● **COLLECTED DATA**:
--- BEGIN ---
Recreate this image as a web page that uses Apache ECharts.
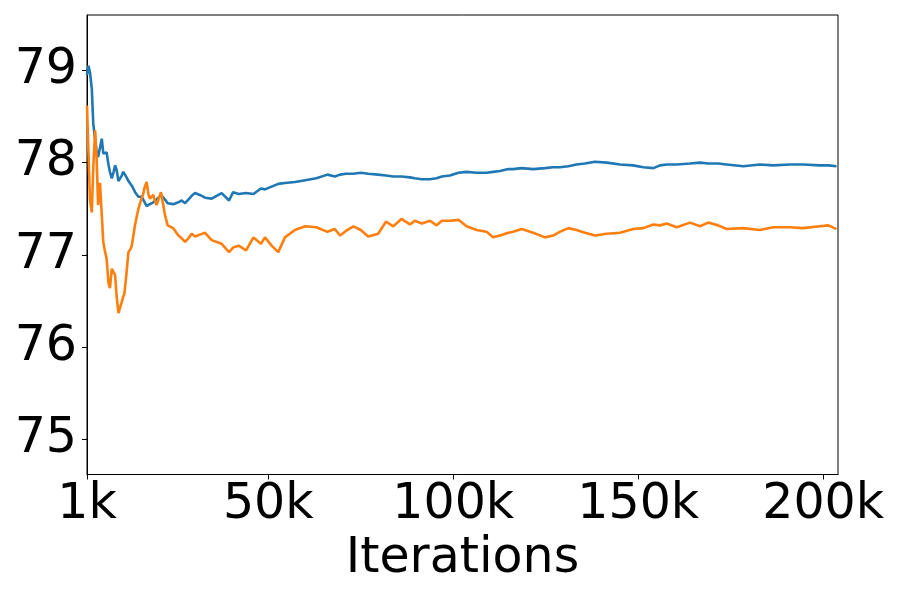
<!DOCTYPE html>
<html>
<head>
<meta charset="utf-8">
<script src="https://cdn.jsdelivr.net/npm/echarts@6/dist/echarts.min.js"></script>
<style>
  html, body { margin: 0; padding: 0; background: #fff; }
  #chart { width: 900px; height: 600px; }
</style>
</head>
<body>
<div id="chart"></div>
<script>
// iterations, in thousands
var iters = [1.0, 1.4, 1.8, 2.3, 2.7, 3.2, 3.6, 4.0, 4.5, 5.0, 5.4, 5.9, 6.3, 6.8, 7.2, 7.7, 8.2, 8.6, 9.0, 9.5,
  9.9, 10.4, 10.8, 11.1, 11.7, 12.2, 12.7, 13.1, 13.5, 14.0, 14.9, 15.8, 16.2, 16.5, 17.1, 17.6, 18.0, 18.9, 19.4, 19.8,
  21.0, 22.1, 22.8, 24.3, 25.7, 26.6, 27.5, 28.4, 29.3, 30.2, 31.5, 32.9,
  34.7, 37.4, 39.4, 40.5, 42, 44, 46, 48, 49.1, 50.9, 52.7, 54.5, 57.2, 60, 63, 66, 68, 69.4, 71, 73, 75, 77, 79.7,
  81.8, 83.8, 86, 88.3, 89.6, 91.5, 93.7, 95.5, 96.9, 99.1, 101.4, 103.6, 106.3, 109, 110.8, 112.6, 114.9, 116.2,
  118.5, 121.6, 124.8, 127, 128.8, 131.1, 133.3, 135.6, 138.3, 141.5, 145.1, 148.6, 151.4, 154.1, 155.9, 157.7,
  160.4, 164, 166.7, 168.9, 171.6, 173.9, 178.4, 182.9, 186.5, 191, 194.6, 199.1, 201.4, 203.6];

var blueAcc = [78.95, 79.05, 78.98, 78.8, 78.42, 78.25, 78.12, 78.06, 78.08, 78.26, 78.1, 78.12, 78.11, 77.98, 77.9, 77.83, 77.9, 77.97, 77.92, 77.8,
  77.79, 77.86, 77.9, 77.88, 77.84, 77.8, 77.78, 77.75, 77.72, 77.68, 77.63, 77.63, 77.6, 77.58, 77.53, 77.52, 77.55, 77.57, 77.55, 77.6,
  77.65, 77.6, 77.56, 77.55, 77.57, 77.59, 77.56, 77.6, 77.64, 77.67, 77.65, 77.62,
  77.61, 77.67, 77.59, 77.68, 77.66, 77.67, 77.66, 77.72, 77.71, 77.74, 77.77, 77.78, 77.79, 77.81, 77.83, 77.87, 77.85, 77.87, 77.88, 77.88, 77.89, 77.88, 77.87,
  77.86, 77.85, 77.85, 77.84, 77.83, 77.82, 77.82, 77.83, 77.85, 77.86, 77.89, 77.9, 77.89, 77.89, 77.9, 77.91, 77.93, 77.93,
  77.94, 77.93, 77.94, 77.95, 77.95, 77.96, 77.98, 77.99, 78.01, 78.0, 77.98, 77.97, 77.95, 77.94, 77.97, 77.98,
  77.98, 77.99, 78.0, 77.99, 77.99, 77.98, 77.96, 77.98, 77.97, 77.98, 77.98, 77.97, 77.97, 77.96];

var orangeAcc = [78.62, 78.1, 77.6, 77.46, 77.95, 78.35, 78.05, 77.54, 77.78, 77.43, 77.14, 77.03, 76.96, 76.7, 76.64, 76.85, 76.83, 76.78, 76.56, 76.37,
  76.42, 76.49, 76.55, 76.58, 76.81, 77.03, 77.06, 77.1, 77.2, 77.33, 77.5, 77.62, 77.66, 77.72, 77.79, 77.66, 77.61, 77.65, 77.58, 77.54,
  77.68, 77.43, 77.32, 77.29, 77.21, 77.18, 77.14, 77.18, 77.23, 77.2, 77.22, 77.24,
  77.16, 77.12, 77.03, 77.08, 77.1, 77.05, 77.19, 77.12, 77.19, 77.1, 77.03, 77.19, 77.27, 77.31, 77.3, 77.25, 77.28, 77.21, 77.26, 77.31, 77.27, 77.2, 77.23,
  77.36, 77.31, 77.39, 77.33, 77.37, 77.34, 77.37, 77.32, 77.37, 77.37, 77.38, 77.31, 77.27, 77.25, 77.19, 77.21, 77.24, 77.25,
  77.28, 77.24, 77.19, 77.21, 77.25, 77.29, 77.27, 77.24, 77.21, 77.23, 77.24, 77.28, 77.29, 77.33, 77.32, 77.34,
  77.3, 77.35, 77.31, 77.35, 77.32, 77.28, 77.29, 77.27, 77.3, 77.3, 77.29, 77.31, 77.32, 77.28];

var xTicks = [1, 50, 100, 150, 200];
var yTicks = [75, 76, 77, 78, 79];

function pairs(xs, ys) {
  var out = [];
  for (var i = 0; i < xs.length; i++) out.push([xs[i], ys[i]]);
  return out;
}

var myChart = echarts.init(document.getElementById('chart'));
var font = 'DejaVu Sans';

var option = {
  animation: false,
  backgroundColor: '#fff',
  grid: {
    left: 87, top: 15, width: 751, height: 459.5,
    show: true, borderColor: '#000', borderWidth: 1, backgroundColor: 'transparent'
  },
  xAxis: {
    type: 'value',
    min: 1, max: 204,
    name: 'Iterations',
    nameLocation: 'middle',
    nameGap: 58,
    nameTextStyle: { fontFamily: font, fontSize: 49, color: '#000' },
    axisLine: { show: true, onZero: false, lineStyle: { color: '#000', width: 1 } },
    axisTick: { show: true, length: 5, customValues: xTicks, lineStyle: { color: '#000', width: 1 } },
    axisLabel: {
      customValues: xTicks, margin: 6,
      fontFamily: font, fontSize: 49, color: '#000',
      formatter: function (v) { return v + 'k'; }
    },
    splitLine: { show: false }
  },
  yAxis: {
    type: 'value',
    min: 74.62, max: 79.6,
    axisLine: { show: true, onZero: false, lineStyle: { color: '#000', width: 1 } },
    axisTick: { show: true, length: 5, customValues: yTicks, lineStyle: { color: '#000', width: 1 } },
    axisLabel: {
      customValues: yTicks, margin: 10,
      fontFamily: font, fontSize: 49, color: '#000'
    },
    splitLine: { show: false }
  },
  series: [
    {
      type: 'line', data: pairs(iters, blueAcc), showSymbol: false, symbol: 'none',
      lineStyle: { color: '#1f77b4', width: 2.6 }, itemStyle: { color: '#1f77b4' }
    },
    {
      type: 'line', data: pairs(iters, orangeAcc), showSymbol: false, symbol: 'none',
      lineStyle: { color: '#ff7f0e', width: 2.6 }, itemStyle: { color: '#ff7f0e' }
    }
  ]
};

myChart.setOption(option);
</script>
</body>
</html>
--- END ---
● **WHAT TO PRODUCE**: Without including any pictures, print all of the material exactly as given.

● **TASK ANSWER**:
Recreate this image as a web page that uses Apache ECharts.
<!DOCTYPE html>
<html>
<head>
<meta charset="utf-8">
<script src="https://cdn.jsdelivr.net/npm/echarts@6/dist/echarts.min.js"></script>
<style>
  html, body { margin: 0; padding: 0; background: #fff; }
  #chart { width: 900px; height: 600px; }
</style>
</head>
<body>
<div id="chart"></div>
<script>
// iterations, in thousands
var iters = [1.0, 1.4, 1.8, 2.3, 2.7, 3.2, 3.6, 4.0, 4.5, 5.0, 5.4, 5.9, 6.3, 6.8, 7.2, 7.7, 8.2, 8.6, 9.0, 9.5,
  9.9, 10.4, 10.8, 11.1, 11.7, 12.2, 12.7, 13.1, 13.5, 14.0, 14.9, 15.8, 16.2, 16.5, 17.1, 17.6, 18.0, 18.9, 19.4, 19.8,
  21.0, 22.1, 22.8, 24.3, 25.7, 26.6, 27.5, 28.4, 29.3, 30.2, 31.5, 32.9,
  34.7, 37.4, 39.4, 40.5, 42, 44, 46, 48, 49.1, 50.9, 52.7, 54.5, 57.2, 60, 63, 66, 68, 69.4, 71, 73, 75, 77, 79.7,
  81.8, 83.8, 86, 88.3, 89.6, 91.5, 93.7, 95.5, 96.9, 99.1, 101.4, 103.6, 106.3, 109, 110.8, 112.6, 114.9, 116.2,
  118.5, 121.6, 124.8, 127, 128.8, 131.1, 133.3, 135.6, 138.3, 141.5, 145.1, 148.6, 151.4, 154.1, 155.9, 157.7,
  160.4, 164, 166.7, 168.9, 171.6, 173.9, 178.4, 182.9, 186.5, 191, 194.6, 199.1, 201.4, 203.6];

var blueAcc = [78.95, 79.05, 78.98, 78.8, 78.42, 78.25, 78.12, 78.06, 78.08, 78.26, 78.1, 78.12, 78.11, 77.98, 77.9, 77.83, 77.9, 77.97, 77.92, 77.8,
  77.79, 77.86, 77.9, 77.88, 77.84, 77.8, 77.78, 77.75, 77.72, 77.68, 77.63, 77.63, 77.6, 77.58, 77.53, 77.52, 77.55, 77.57, 77.55, 77.6,
  77.65, 77.6, 77.56, 77.55, 77.57, 77.59, 77.56, 77.6, 77.64, 77.67, 77.65, 77.62,
  77.61, 77.67, 77.59, 77.68, 77.66, 77.67, 77.66, 77.72, 77.71, 77.74, 77.77, 77.78, 77.79, 77.81, 77.83, 77.87, 77.85, 77.87, 77.88, 77.88, 77.89, 77.88, 77.87,
  77.86, 77.85, 77.85, 77.84, 77.83, 77.82, 77.82, 77.83, 77.85, 77.86, 77.89, 77.9, 77.89, 77.89, 77.9, 77.91, 77.93, 77.93,
  77.94, 77.93, 77.94, 77.95, 77.95, 77.96, 77.98, 77.99, 78.01, 78.0, 77.98, 77.97, 77.95, 77.94, 77.97, 77.98,
  77.98, 77.99, 78.0, 77.99, 77.99, 77.98, 77.96, 77.98, 77.97, 77.98, 77.98, 77.97, 77.97, 77.96];

var orangeAcc = [78.62, 78.1, 77.6, 77.46, 77.95, 78.35, 78.05, 77.54, 77.78, 77.43, 77.14, 77.03, 76.96, 76.7, 76.64, 76.85, 76.83, 76.78, 76.56, 76.37,
  76.42, 76.49, 76.55, 76.58, 76.81, 77.03, 77.06, 77.1, 77.2, 77.33, 77.5, 77.62, 77.66, 77.72, 77.79, 77.66, 77.61, 77.65, 77.58, 77.54,
  77.68, 77.43, 77.32, 77.29, 77.21, 77.18, 77.14, 77.18, 77.23, 77.2, 77.22, 77.24,
  77.16, 77.12, 77.03, 77.08, 77.1, 77.05, 77.19, 77.12, 77.19, 77.1, 77.03, 77.19, 77.27, 77.31, 77.3, 77.25, 77.28, 77.21, 77.26, 77.31, 77.27, 77.2, 77.23,
  77.36, 77.31, 77.39, 77.33, 77.37, 77.34, 77.37, 77.32, 77.37, 77.37, 77.38, 77.31, 77.27, 77.25, 77.19, 77.21, 77.24, 77.25,
  77.28, 77.24, 77.19, 77.21, 77.25, 77.29, 77.27, 77.24, 77.21, 77.23, 77.24, 77.28, 77.29, 77.33, 77.32, 77.34,
  77.3, 77.35, 77.31, 77.35, 77.32, 77.28, 77.29, 77.27, 77.3, 77.3, 77.29, 77.31, 77.32, 77.28];

var xTicks = [1, 50, 100, 150, 200];
var yTicks = [75, 76, 77, 78, 79];

function pairs(xs, ys) {
  var out = [];
  for (var i = 0; i < xs.length; i++) out.push([xs[i], ys[i]]);
  return out;
}

var myChart = echarts.init(document.getElementById('chart'));
var font = 'DejaVu Sans';

var option = {
  animation: false,
  backgroundColor: '#fff',
  grid: {
    left: 87, top: 15, width: 751, height: 459.5,
    show: true, borderColor: '#000', borderWidth: 1, backgroundColor: 'transparent'
  },
  xAxis: {
    type: 'value',
    min: 1, max: 204,
    name: 'Iterations',
    nameLocation: 'middle',
    nameGap: 58,
    nameTextStyle: { fontFamily: font, fontSize: 49, color: '#000' },
    axisLine: { show: true, onZero: false, lineStyle: { color: '#000', width: 1 } },
    axisTick: { show: true, length: 5, customValues: xTicks, lineStyle: { color: '#000', width: 1 } },
    axisLabel: {
      customValues: xTicks, margin: 6,
      fontFamily: font, fontSize: 49, color: '#000',
      formatter: function (v) { return v + 'k'; }
    },
    splitLine: { show: false }
  },
  yAxis: {
    type: 'value',
    min: 74.62, max: 79.6,
    axisLine: { show: true, onZero: false, lineStyle: { color: '#000', width: 1 } },
    axisTick: { show: true, length: 5, customValues: yTicks, lineStyle: { color: '#000', width: 1 } },
    axisLabel: {
      customValues: yTicks, margin: 10,
      fontFamily: font, fontSize: 49, color: '#000'
    },
    splitLine: { show: false }
  },
  series: [
    {
      type: 'line', data: pairs(iters, blueAcc), showSymbol: false, symbol: 'none',
      lineStyle: { color: '#1f77b4', width: 2.6 }, itemStyle: { color: '#1f77b4' }
    },
    {
      type: 'line', data: pairs(iters, orangeAcc), showSymbol: false, symbol: 'none',
      lineStyle: { color: '#ff7f0e', width: 2.6 }, itemStyle: { color: '#ff7f0e' }
    }
  ]
};

myChart.setOption(option);
</script>
</body>
</html>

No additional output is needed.